**EXERCISE:**
Identify the lines that include the word "this", then copy all of them.

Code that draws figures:
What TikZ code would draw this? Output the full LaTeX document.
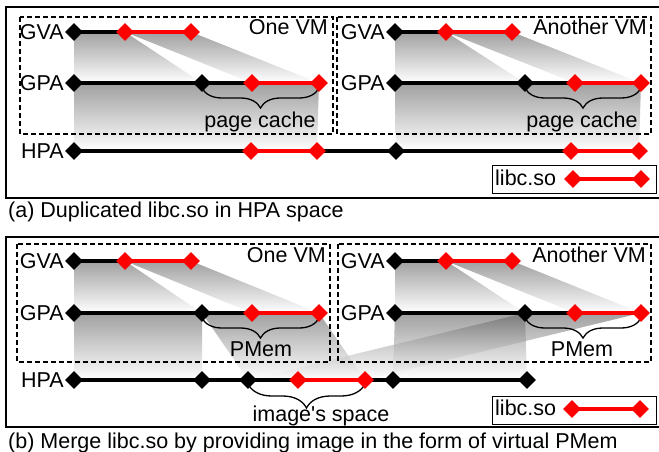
\documentclass[tikz,border=0pt]{standalone}
\usepackage{fontspec}
\setmainfont{Liberation Sans}
\usetikzlibrary{shapes.geometric,decorations.pathreplacing,calc}
\pgfdeclarelayer{shade}
\pgfdeclarelayer{lines}
\pgfsetlayers{shade,lines,main}
\begin{document}
\begin{tikzpicture}[x=1pt,y=-1pt,font=\fontsize{21.5}{24}\selectfont,
  bd/.style={diamond,fill=black,inner sep=0pt,minimum width=18pt,minimum height=18pt},
  rd/.style={bd,fill=red},
  blk/.style={line width=4.5pt,black},
  redl/.style={line width=4pt,red},
  lbl/.style={anchor=east,inner sep=0pt},
  txt/.style={anchor=base,inner sep=0pt},
  vmbox/.style={draw,dash pattern=on 5pt off 3pt,line width=1.2pt},
  panel/.style={draw,line width=1.5pt},
  shd/.style={top color=black!62,bottom color=white,fill opacity=0.6},
  brc/.style={decorate,decoration={brace,amplitude=#1},line width=1.3pt},
  brc/.default=20pt]
\useasboundingbox (0,0) rectangle (659,452);

% ---------------- panel (a) ----------------
\node[bd] (ga1) at (74,32) {};
\node[rd] (ga2) at (125,32) {};
\node[rd] (ga3) at (191,32) {};
\node[bd] (pa1) at (74,83) {};
\node[bd] (pa2) at (202,83) {};
\node[rd] (pa3) at (252,83) {};
\node[rd] (pa4) at (319,83) {};
\node[bd] (gb1) at (395,32) {};
\node[rd] (gb2) at (446,32) {};
\node[rd] (gb3) at (512,32) {};
\node[bd] (pb1) at (395,83) {};
\node[bd] (pb2) at (525,83) {};
\node[rd] (pb3) at (575,83) {};
\node[rd] (pb4) at (641,83) {};
\node[bd] (h1) at (74,151) {};
\node[rd] (h2) at (251,151) {};
\node[rd] (h3) at (317,151) {};
\node[bd] (h4) at (396,151) {};
\node[rd] (h5) at (571,151) {};
\node[rd] (h6) at (639,151) {};

% ---------------- panel (b) ----------------
\node[bd] (gc1) at (74,261) {};
\node[rd] (gc2) at (125,261) {};
\node[rd] (gc3) at (191,261) {};
\node[bd] (pc1) at (74,313) {};
\node[bd] (pc2) at (202,313) {};
\node[rd] (pc3) at (252,313) {};
\node[rd] (pc4) at (319,313) {};
\node[bd] (gd1) at (395,261) {};
\node[rd] (gd2) at (446,261) {};
\node[rd] (gd3) at (512,261) {};
\node[bd] (pd1) at (395,313) {};
\node[bd] (pd2) at (525,313) {};
\node[rd] (pd3) at (575,313) {};
\node[rd] (pd4) at (641,313) {};
\node[bd] (k1) at (74,380) {};
\node[bd] (k2) at (202,380) {};
\node[bd] (k3) at (248,380) {};
\node[rd] (k4) at (298,380) {};
\node[rd] (k5) at (365,380) {};
\node[bd] (k6) at (393,380) {};
\node[bd] (k7) at (527,380) {};

% legends
\node[rd] (la1) at (573,179) {};
\node[rd] (la2) at (641,179) {};
\node[rd] (lb1) at (572,409) {};
\node[rd] (lb2) at (640,409) {};

% ---------------- shading ----------------
\begin{pgfonlayer}{shade}
\path[shd] (ga1.center) -- (ga2.center) -- (pa2.center) -- (pa1.center) -- cycle;
\path[shd] (ga2.center) -- (ga3.center) -- (pa4.center) -- (pa3.center) -- cycle;
\path[shd] (pa1.center) -- (pa4.center) -- (h3.center) -- (h1.center) -- cycle;
\path[shd] (gb1.center) -- (gb2.center) -- (pb2.center) -- (pb1.center) -- cycle;
\path[shd] (gb2.center) -- (gb3.center) -- (pb4.center) -- (pb3.center) -- cycle;
\path[shd] (pb1.center) -- (pb4.center) -- (h6.center) -- (h4.center) -- cycle;

\path[shd] (gc1.center) -- (gc2.center) -- (pc2.center) -- (pc1.center) -- cycle;
\path[shd] (gc2.center) -- (gc3.center) -- (pc4.center) -- (pc3.center) -- cycle;
\path[shd] (pc1.center) -- (pc2.center) -- (k2.center) -- (k1.center) -- cycle;
\path[shd] (pc2.center) -- (pc4.center) -- (k5.center) -- (k3.center) -- cycle;
\path[shd] (gd1.center) -- (gd2.center) -- (pd2.center) -- (pd1.center) -- cycle;
\path[shd] (gd2.center) -- (gd3.center) -- (pd4.center) -- (pd3.center) -- cycle;
\path[shd] (pd1.center) -- (pd2.center) -- (k7.center) -- (k6.center) -- cycle;
\path[shd] (pd2.center) -- (pd4.center) -- (k5.center) -- (k3.center) -- cycle;
\end{pgfonlayer}

% ---------------- lines and boxes ----------------
\begin{pgfonlayer}{lines}
\draw[panel] (662,7) -- (6,7) -- (6,198) -- (662,198);
\draw[panel] (662,237) -- (6,237) -- (6,427) -- (662,427);
\draw[vmbox] (20,17) rectangle (333,134);
\draw[vmbox] (337,17) rectangle (651,134);
\draw[vmbox] (17,244) rectangle (330,362);
\draw[vmbox] (338,244) rectangle (651,362);

\draw[blk] (ga1.center) -- (ga2.center);
\draw[redl] (ga2.center) -- (ga3.center);
\draw[blk] (pa1.center) -- (pa3.center);
\draw[redl] (pa3.center) -- (pa4.center);
\draw[blk] (gb1.center) -- (gb2.center);
\draw[redl] (gb2.center) -- (gb3.center);
\draw[blk] (pb1.center) -- (pb3.center);
\draw[redl] (pb3.center) -- (pb4.center);
\draw[blk] (h1.center) -- (h2.center);
\draw[redl] (h2.center) -- (h3.center);
\draw[blk] (h3.center) -- (h5.center);
\draw[redl] (h5.center) -- (h6.center);

\draw[blk] (gc1.center) -- (gc2.center);
\draw[redl] (gc2.center) -- (gc3.center);
\draw[blk] (pc1.center) -- (pc3.center);
\draw[redl] (pc3.center) -- (pc4.center);
\draw[blk] (gd1.center) -- (gd2.center);
\draw[redl] (gd2.center) -- (gd3.center);
\draw[blk] (pd1.center) -- (pd3.center);
\draw[redl] (pd3.center) -- (pd4.center);
\draw[blk] (k1.center) -- (k4.center);
\draw[redl] (k4.center) -- (k5.center);
\draw[blk] (k5.center) -- (k7.center);

\draw[redl,line width=3.2pt] (la1.center) -- (la2.center);
\draw[redl,line width=3.2pt] (lb1.center) -- (lb2.center);

\draw[brc] ($(pa4)+(0,5)$) -- ($(pa2)+(0,5)$);
\draw[brc] ($(pb4)+(0,5)$) -- ($(pb2)+(0,5)$);
\draw[brc] ($(pc4)+(0,5)$) -- ($(pc2)+(0,5)$);
\draw[brc] ($(pd4)+(0,5)$) -- ($(pd2)+(0,5)$);
\draw[brc=24pt] ($(k5)+(0,4)$) -- ($(k3)+(0,4)$);
\end{pgfonlayer}

% legend boxes
\node[draw,line width=1.3pt,inner sep=0pt,minimum width=164pt,minimum height=28pt,anchor=north west] (lega) at (492,165) {};
\node[draw,line width=1.3pt,inner sep=0pt,minimum width=164pt,minimum height=28pt,anchor=north west] (legb) at (492,396) {};
\node[anchor=base west,inner sep=0pt] (libca) at (495,185) {libc.so};
\node[anchor=base west,inner sep=0pt] (libcb) at (495,415) {libc.so};

% labels
\node[lbl] (tga) at (64,32) {GVA};
\node[lbl] (tpa) at (64,83) {GPA};
\node[lbl] (tha) at (64,151) {HPA};
\node[lbl] (tgb) at (385,32) {GVA};
\node[lbl] (tpb) at (385,83) {GPA};
\node[lbl] (tgc) at (64,261) {GVA};
\node[lbl] (tpc) at (64,313) {GPA};
\node[lbl] (thc) at (64,380) {HPA};
\node[lbl] (tgd) at (385,261) {GVA};
\node[lbl] (tpd) at (385,313) {GPA};

\node[anchor=base east,inner sep=0pt] (vm1a) at (328,35) {One VM};
\node[anchor=base east,inner sep=0pt] (vm2a) at (647,35) {Another VM};
\node[anchor=base east,inner sep=0pt] (vm1b) at (326,262) {One VM};
\node[anchor=base east,inner sep=0pt] (vm2b) at (646,262) {Another VM};

\node[txt] (pca) at (260,128) {page cache};
\node[txt] (pcb) at (582,128) {page cache};
\node[txt] (pma) at (261,356) {PMem};
\node[txt] (pmb) at (582,356) {PMem};
\node[txt] (img) at (321,421) {image\textquotesingle s space};

\node[anchor=base west,inner sep=0pt] (capa) at (8,217) {(a) Duplicated libc.so in HPA space};
\node[anchor=base west,inner sep=0pt] (capb) at (8,448) {(b) Merge libc.so by providing image in the form of virtual PMem};
\end{tikzpicture}
\end{document}
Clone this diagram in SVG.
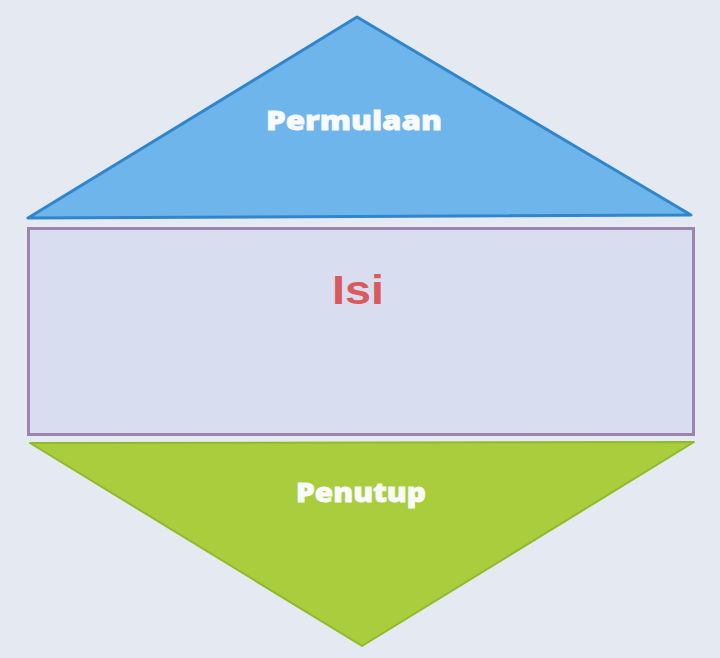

**FINAL ANSWER:**
What TikZ code would draw this? Output the full LaTeX document.
Clone this diagram in SVG.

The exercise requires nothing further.